この夜、9時を少し回って、川上氏より電話が入った。
「こんばんわ。少し遅くなってしまったが、400キロの後日帰りが2羽あってね。隔離鳩舎で治療をしてた所だったんだよ」
「川上さんの所もですか、俺の所もです。1羽」
「うん。抗生物質を与えようと思ったのだが、どんなのが良いのか君に聞こうと思ってね」

鳩の順位など2の次。川上氏の一貫した姿勢は揺らぐ事が無い。それが嬉しくて、電話口でにこにこしながら香月は、アドバイスをしていた。2度目に川上氏から電話が入ったのは、10時前であった。

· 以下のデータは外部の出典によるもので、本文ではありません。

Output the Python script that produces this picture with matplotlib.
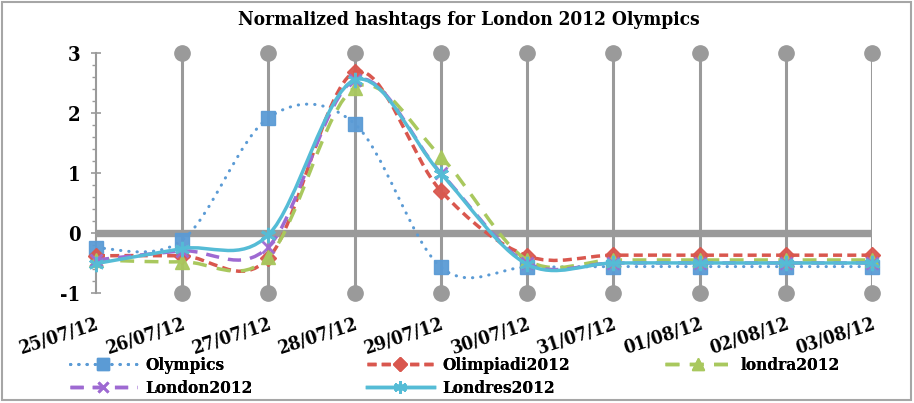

「いやあ・・やっと落ち着いたよ。申し訳ない、夜分に。で・・聞けなかったんだが、今日はどうだった?私の所は38羽だ。早いのが、4時少し過ぎてたかな。殆んど同時に8羽タイムしたよ。76羽参加で、半数当日帰舎だったよ」
「はい。俺の所は参加10羽で、当日6羽ですから、率的には同じ位ですね。で、2羽タイムしたんですが、2番目の鳩が丁度4時少し前ですから、川上さんの所とほぼ同じ位でしょうか。今日は天候が良くて、スピードが出たようですね」
「ああ・・。しかし、その鳩より早いのが居るんだね。私の所も聞けば、他に近い鳩舎も少ないようなんで、今回は一矢君に報いたかと思ったが・・ははは。で?一番は何分頃だったのかね?」
「はい・・それが飛び抜けて早いんです。3時前・・2時40分頃なんですよ。驚きました」
「へえっ!・・それは、無茶苦茶早いねえ!1時間以上差があるよ。そんなに・・でも何故?・・」

川上氏すら予想出来ない帰舎タイムだった。恐らく上位を形成しているであろう、白川系の一群のトップレーサー達よりも、更に1時間も突き放す帰舎には、たまげたようだ。川上氏は可能な限り、この時間から問い合わせをすると言って電話を切った。まさに、この700キロレースで、ぶっちぎりの帰舎は想像を遙に超えていた。紫竜号に続く香月鳩舎の英傑が誕生した一瞬でもあった。長いこの物語を語る時、この競翔鳩は、常にこれから、紫竜号と比べられる事となる。少し先に香月系の最高種鳩となる鳩でもあった。